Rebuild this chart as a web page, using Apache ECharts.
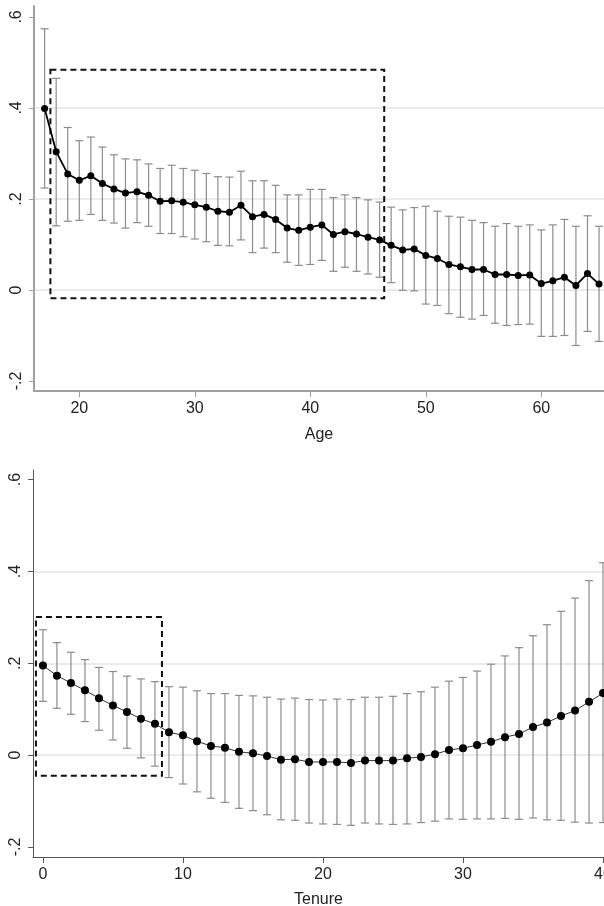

━━━━━━━━

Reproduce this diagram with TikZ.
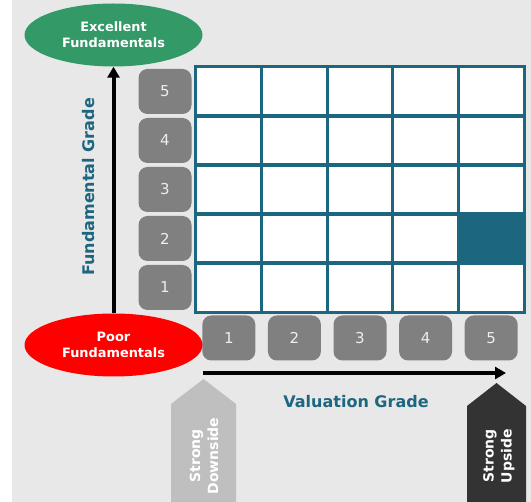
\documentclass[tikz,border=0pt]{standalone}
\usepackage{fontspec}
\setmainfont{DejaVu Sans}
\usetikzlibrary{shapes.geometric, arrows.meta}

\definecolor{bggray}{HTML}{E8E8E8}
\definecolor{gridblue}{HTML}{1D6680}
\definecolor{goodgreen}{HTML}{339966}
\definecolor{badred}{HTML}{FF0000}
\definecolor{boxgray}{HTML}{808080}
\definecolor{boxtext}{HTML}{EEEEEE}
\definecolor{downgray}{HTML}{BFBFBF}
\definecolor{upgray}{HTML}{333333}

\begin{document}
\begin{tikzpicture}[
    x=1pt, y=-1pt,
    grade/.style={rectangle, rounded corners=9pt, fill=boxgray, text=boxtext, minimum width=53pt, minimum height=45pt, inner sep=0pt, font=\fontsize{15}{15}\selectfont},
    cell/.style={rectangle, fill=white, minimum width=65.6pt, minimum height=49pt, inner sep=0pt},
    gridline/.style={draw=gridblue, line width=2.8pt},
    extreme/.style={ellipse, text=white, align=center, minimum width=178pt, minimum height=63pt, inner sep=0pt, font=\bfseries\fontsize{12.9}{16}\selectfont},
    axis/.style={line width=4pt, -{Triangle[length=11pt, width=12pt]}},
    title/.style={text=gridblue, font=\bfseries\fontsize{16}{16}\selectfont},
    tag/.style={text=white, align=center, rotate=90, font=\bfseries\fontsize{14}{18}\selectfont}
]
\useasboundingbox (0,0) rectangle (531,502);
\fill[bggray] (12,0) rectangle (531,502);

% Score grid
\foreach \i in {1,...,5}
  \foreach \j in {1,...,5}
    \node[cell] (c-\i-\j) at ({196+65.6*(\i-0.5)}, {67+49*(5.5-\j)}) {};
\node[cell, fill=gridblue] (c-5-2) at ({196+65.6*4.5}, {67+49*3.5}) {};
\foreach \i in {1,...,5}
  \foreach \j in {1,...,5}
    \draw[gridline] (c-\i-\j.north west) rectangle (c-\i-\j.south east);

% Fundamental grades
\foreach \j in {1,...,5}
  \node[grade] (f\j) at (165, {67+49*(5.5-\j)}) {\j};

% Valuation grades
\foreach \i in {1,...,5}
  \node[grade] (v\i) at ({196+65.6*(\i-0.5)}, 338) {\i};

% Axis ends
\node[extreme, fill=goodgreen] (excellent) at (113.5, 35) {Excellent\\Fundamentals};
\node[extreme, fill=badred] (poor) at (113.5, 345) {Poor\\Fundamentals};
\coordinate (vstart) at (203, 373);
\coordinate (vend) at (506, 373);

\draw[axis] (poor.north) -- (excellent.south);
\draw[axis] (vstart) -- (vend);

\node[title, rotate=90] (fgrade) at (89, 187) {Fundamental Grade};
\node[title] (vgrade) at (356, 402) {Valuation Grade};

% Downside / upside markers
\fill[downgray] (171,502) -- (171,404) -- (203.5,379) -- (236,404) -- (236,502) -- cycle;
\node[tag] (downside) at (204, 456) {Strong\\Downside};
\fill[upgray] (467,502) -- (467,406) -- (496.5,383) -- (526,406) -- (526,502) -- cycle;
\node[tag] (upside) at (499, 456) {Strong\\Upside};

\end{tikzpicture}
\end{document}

━━━━━━━━

## [What is expected]
Pick every line with "this" in it and copy it.

## [Solved exercise]
Rebuild this chart as a web page, using Apache ECharts.
Reproduce this diagram with TikZ.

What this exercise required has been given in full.